I subscribe to James Clear’s newsletter and the other day he touched on having a keystone habit. This is a habit that sets the tone for the day – a habit you do every day and keeps you moving forward. Interesting. I realized I could benefit from this. So, I’m trying to walk every morning. Wake  up, do a few things in the house, drink my lemon water and then out the door for what is right now a 4.2 km walk. I listen to podcasts and keep my head on a swivel. Time will tell if I can keep this up once the cold weather arrives.

Okay, well that’s really it. I’m kind of rambling here and don’t have anything much to say. Last Saturday I watched the Downton Abbey movie – highly entertaining. I did leave the movie with one very good message “I’ll be fine until I’m not“.

Sounds about right to me. No point in worrying or fretting.
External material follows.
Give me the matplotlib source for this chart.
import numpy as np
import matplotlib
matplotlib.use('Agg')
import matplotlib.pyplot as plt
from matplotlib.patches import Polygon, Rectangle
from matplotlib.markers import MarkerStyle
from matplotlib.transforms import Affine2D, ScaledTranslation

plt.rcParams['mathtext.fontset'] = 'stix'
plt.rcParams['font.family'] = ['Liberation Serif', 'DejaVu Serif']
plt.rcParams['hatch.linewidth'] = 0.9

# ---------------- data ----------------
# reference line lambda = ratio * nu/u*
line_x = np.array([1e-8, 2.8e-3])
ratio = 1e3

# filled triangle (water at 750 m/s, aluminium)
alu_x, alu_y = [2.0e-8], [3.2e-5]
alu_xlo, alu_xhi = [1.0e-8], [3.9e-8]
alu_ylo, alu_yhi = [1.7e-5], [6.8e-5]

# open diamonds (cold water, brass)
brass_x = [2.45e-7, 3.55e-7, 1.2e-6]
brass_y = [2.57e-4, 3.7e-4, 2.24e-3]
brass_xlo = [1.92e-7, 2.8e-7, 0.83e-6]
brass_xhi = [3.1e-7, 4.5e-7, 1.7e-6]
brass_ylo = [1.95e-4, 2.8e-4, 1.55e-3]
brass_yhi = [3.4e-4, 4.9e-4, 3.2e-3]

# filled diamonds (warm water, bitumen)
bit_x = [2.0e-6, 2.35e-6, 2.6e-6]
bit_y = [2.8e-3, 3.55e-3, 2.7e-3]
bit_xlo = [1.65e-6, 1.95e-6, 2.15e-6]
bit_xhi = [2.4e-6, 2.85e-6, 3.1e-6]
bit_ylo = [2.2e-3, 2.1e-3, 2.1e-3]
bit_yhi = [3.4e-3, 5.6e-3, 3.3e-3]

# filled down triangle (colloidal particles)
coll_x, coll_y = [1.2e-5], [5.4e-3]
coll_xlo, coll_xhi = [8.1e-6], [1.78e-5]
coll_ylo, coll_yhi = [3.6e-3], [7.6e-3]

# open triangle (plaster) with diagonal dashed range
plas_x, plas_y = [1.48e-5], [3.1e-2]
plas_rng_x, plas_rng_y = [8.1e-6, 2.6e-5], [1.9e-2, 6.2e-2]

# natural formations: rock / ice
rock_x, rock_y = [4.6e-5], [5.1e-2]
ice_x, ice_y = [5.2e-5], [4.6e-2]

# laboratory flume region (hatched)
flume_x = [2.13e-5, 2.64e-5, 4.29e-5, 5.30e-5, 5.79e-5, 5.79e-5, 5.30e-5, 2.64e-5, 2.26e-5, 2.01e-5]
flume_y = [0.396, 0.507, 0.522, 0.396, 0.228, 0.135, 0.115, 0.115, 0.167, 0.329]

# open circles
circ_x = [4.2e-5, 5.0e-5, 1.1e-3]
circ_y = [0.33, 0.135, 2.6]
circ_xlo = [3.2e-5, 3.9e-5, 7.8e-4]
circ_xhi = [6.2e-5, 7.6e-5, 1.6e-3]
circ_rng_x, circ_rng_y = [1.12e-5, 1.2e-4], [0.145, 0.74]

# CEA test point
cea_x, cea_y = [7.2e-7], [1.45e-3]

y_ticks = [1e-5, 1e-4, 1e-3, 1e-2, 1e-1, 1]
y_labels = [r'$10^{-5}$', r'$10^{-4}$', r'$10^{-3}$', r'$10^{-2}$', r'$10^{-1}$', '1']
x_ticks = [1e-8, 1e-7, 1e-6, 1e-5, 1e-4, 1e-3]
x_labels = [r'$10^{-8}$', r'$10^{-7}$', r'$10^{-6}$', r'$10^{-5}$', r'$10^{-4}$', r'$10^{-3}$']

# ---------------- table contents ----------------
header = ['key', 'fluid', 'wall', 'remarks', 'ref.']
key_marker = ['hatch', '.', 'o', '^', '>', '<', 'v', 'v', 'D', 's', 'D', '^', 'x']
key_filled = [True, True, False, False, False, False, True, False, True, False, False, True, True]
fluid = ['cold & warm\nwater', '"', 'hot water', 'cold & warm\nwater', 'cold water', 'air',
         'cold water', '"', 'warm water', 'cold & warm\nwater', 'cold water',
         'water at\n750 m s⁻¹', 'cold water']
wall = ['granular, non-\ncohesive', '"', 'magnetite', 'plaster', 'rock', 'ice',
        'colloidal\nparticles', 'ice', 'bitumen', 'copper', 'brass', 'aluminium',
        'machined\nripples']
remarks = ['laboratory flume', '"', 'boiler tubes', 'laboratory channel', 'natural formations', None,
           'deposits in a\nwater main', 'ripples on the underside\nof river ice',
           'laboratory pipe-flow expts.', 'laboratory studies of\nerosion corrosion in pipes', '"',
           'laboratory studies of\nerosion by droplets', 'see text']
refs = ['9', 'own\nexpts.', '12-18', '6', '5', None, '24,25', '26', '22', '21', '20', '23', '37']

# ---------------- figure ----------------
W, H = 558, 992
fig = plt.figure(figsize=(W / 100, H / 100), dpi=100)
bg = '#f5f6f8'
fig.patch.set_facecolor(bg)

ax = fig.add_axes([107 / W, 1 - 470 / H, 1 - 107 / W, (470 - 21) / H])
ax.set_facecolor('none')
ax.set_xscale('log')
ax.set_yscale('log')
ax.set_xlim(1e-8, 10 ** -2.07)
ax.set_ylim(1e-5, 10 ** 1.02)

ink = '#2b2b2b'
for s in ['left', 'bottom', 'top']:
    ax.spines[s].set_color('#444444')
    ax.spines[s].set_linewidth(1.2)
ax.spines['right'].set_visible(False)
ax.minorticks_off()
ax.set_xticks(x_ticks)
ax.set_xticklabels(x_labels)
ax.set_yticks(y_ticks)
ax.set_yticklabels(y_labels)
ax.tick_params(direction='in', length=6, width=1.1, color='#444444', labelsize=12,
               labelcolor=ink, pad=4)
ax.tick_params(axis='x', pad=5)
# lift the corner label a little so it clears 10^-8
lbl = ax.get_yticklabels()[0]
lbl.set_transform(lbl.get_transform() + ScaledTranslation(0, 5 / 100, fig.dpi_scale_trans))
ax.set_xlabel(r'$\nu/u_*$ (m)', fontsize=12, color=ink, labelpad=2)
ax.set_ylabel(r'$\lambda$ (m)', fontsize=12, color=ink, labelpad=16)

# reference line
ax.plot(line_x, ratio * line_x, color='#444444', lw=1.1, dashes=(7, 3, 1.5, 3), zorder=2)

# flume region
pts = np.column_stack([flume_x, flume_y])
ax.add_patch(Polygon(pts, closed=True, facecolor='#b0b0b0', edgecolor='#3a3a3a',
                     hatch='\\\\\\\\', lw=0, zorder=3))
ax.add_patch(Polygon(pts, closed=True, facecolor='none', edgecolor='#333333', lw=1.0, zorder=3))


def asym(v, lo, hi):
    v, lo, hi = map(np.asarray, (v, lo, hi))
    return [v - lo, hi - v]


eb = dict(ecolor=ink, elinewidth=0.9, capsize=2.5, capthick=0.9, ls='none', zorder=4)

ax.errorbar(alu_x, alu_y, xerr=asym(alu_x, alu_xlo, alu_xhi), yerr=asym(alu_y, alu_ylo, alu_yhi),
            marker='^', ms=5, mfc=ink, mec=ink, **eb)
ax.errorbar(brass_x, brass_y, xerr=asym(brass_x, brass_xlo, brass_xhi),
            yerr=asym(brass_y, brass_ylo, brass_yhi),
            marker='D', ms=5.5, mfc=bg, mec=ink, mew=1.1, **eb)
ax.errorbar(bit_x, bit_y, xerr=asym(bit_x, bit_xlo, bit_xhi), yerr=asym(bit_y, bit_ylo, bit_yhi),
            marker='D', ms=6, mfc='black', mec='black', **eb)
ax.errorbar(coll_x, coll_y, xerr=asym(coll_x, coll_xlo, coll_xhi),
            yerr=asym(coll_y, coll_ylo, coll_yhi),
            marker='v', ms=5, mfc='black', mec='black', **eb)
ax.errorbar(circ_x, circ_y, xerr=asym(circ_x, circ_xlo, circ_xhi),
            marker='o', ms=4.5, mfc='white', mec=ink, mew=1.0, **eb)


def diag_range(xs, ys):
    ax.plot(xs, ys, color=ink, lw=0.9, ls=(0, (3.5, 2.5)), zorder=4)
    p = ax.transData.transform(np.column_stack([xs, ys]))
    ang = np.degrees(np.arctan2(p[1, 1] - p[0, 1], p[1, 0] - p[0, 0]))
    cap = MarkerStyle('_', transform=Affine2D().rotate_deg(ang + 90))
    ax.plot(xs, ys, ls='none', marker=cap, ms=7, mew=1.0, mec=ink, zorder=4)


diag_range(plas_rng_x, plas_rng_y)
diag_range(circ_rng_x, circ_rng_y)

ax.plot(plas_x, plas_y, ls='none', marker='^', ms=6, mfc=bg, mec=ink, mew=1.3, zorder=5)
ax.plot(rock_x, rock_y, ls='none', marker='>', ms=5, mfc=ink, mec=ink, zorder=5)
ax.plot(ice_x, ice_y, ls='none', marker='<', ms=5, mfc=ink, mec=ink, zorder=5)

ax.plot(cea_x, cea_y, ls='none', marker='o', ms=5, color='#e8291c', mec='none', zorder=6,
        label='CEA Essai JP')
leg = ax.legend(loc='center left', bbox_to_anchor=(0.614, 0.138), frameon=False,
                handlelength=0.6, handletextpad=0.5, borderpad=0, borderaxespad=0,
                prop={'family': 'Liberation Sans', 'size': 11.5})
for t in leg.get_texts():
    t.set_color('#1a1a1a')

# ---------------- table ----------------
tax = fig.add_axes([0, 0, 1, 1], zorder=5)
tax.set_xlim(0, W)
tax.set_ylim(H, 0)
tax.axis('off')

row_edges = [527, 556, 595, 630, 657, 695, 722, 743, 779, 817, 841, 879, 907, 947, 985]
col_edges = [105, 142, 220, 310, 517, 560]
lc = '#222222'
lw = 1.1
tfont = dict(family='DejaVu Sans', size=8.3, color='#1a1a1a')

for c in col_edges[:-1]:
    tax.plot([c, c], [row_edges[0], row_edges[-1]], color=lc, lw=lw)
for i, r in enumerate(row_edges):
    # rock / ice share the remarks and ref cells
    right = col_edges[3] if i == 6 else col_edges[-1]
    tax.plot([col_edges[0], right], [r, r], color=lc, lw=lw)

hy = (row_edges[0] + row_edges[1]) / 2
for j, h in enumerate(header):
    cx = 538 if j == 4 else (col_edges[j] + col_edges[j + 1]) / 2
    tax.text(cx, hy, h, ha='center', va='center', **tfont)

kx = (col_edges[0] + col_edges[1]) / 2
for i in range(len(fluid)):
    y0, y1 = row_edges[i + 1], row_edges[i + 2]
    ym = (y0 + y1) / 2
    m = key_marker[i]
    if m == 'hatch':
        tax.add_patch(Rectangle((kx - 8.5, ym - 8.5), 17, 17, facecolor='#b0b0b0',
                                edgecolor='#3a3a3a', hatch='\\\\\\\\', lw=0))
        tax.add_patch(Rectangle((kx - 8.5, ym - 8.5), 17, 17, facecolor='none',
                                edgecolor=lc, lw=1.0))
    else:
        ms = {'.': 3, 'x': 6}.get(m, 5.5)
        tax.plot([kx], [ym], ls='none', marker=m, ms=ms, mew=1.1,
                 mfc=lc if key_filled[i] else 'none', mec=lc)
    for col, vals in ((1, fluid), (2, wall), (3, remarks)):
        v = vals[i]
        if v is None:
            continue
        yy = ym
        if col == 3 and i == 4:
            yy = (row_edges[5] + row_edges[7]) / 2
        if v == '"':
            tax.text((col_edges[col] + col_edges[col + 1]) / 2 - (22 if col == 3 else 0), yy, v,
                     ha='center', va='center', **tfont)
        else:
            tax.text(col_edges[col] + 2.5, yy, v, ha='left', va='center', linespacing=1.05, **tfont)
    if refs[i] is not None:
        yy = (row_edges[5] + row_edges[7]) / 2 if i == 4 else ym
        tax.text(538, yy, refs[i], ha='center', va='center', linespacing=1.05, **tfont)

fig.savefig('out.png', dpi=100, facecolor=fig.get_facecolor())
It will all be fine until it’s not. (Fingers crossed we’re not murmuring a variation of this on Tuesday morning after the Canadian election results….)

 

Breathing In

I’ll just come out and say it –  the last couple of weeks have been a whirlwind of activity and emotion. And it won’t slow down for a couple more weeks.

No complaints with the whirlwind of activity or emotions. These, are I think what keeps life interesting and thriving.

This past weekend kicked off the start of the Eastern Ontario Cyclocross Series. Wow – what a day. There were so many people out racing – Upper Canada Village felt like it was vibrating with excitement and energy.

My highlight was seeing Marc race. Some of you know that Marc has had some health struggles lately. So to have Marc back on his bike giving his all really was very emotional for me. Seeing him ride up the hill had me both cheering and trying to fight back tears of happiness, relief, and love.

The other highlight of the day was chatting with the women who came out to my beginner ‘cross clinic. Hearing the race stories and answering questions about how to  adjust for the next race really does put a funny feeling in my stomach.

So  yes – ‘cross is back and it’s awesome.  I’m still hoping to do five races this season – I  know nothing like my old racing season but, this year the timing has been a bit funky for me.

On Friday I’m having a gum graft done – not awesome. Thank goodness for anesthetic.

Then on October 8th, I’m having the cataract in my left eye removed. Hooray! The original surgery date was November 5th, but I  lucked out with an earlier date.

I  have no idea when I’ll be able to race or even ride after the cataract surgery.  But this is okay.  Priority is in getting my vision fixed and sorted. Bikes will always be there.

The crazy whirlwind busyness that I’ve been in lately has helped the busy noisy brain resurface. This is something  I thought I had under control… nope.

So in an effort to bring things back down and release the noise between my ears,  I’m  trying out Bullet Journalling. I bought a book about it – so I could learn the ins and outs and bought an official Bullet Journal.

At first glance, this seems like a good system. There are lots of “rules” and “guidelines” but I feel confident I can mold these to fit the practicalities of my  day-to-day.

If you see Marc at the ‘cross race in Carp this weekend –  give him a hug or a squeeze on the arm – it means a lot to have people looking out for you.